I’m pissed about feeling vulnerable and I’m pissed about all the nutty hoarders who are stripping all the toilet paper off the shelves. How much toilet paper does someone really need for a handful of weeks? And what were they doing for toilet paper before now? I may never shake anyone’s hand again.
It can be important to stock up for frightening times, but stocking up is buying what you need to get through a few weeks, maybe a month. Loading your shopping cart with toilet paper then racing down the aisle to beat your neighbor to the last 50 bottles of hand sanitizer is hoarding. Hoarding is based in fear and a lack of empathy, in my opinion. Does anyone doing this realize they are leaving others without?
I popped into Grocery Outlet the other day after picking up dog food at Tractor Supply. I didn’t buy much because I didn’t want much. At the checkout, I asked, “What’s all the rush on toilet paper?”
“All the ports are closed and people think there won’t be anything coming in.”
“You mean people don’t realize that toilet paper is made in the good ole’ US of A, and that California supplies over a third of this country’s vegetables?” I asked.
“Guess not,” was the answer.
Seriously? No one knows what this country actually produces and how our supply chain gets toilet paper (or eggs or broccoli) from Point A to the grocery store? There is a learning opportunity here ladies and gentlemen, and I hope the proud citizens of this nation take advantage of the opportunity.
After unpacking my groceries I inventoried my pantry, just to see what I had on hand. Guess what? I have enough food to last me for a long time. I have enough. I have enough food. I have enough toilet paper, paper towels and more. Anything I shop for over the next couple of months are things I want, not what I need. I might be old and temporarily stuck in isolation, but I am blessed.

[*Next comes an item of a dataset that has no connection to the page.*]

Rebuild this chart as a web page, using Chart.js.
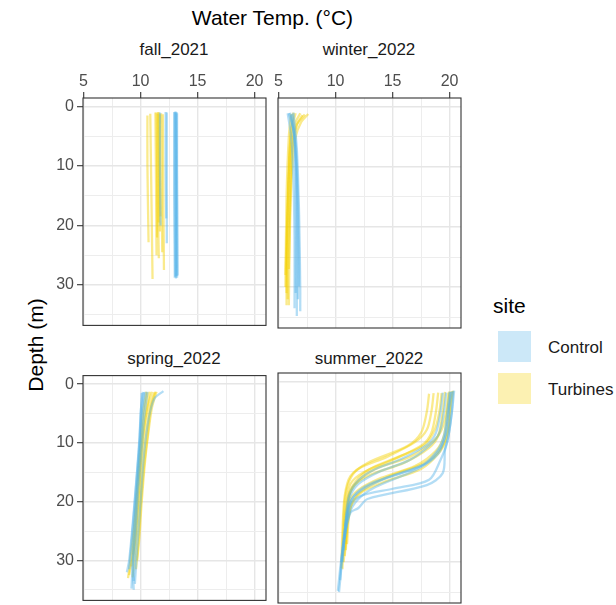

The Blackfoot elders I visit in the summer teach that everyone should have enough. This means that one healthy adult may have to give up a loaf of bread, or that extra package of toilet paper, so an elder, or a child, can have enough.
These times bring a new challenge. I pray I am given the wisdom to meet this challenge, not hoard, and support my family, friends and neighbors in a good way.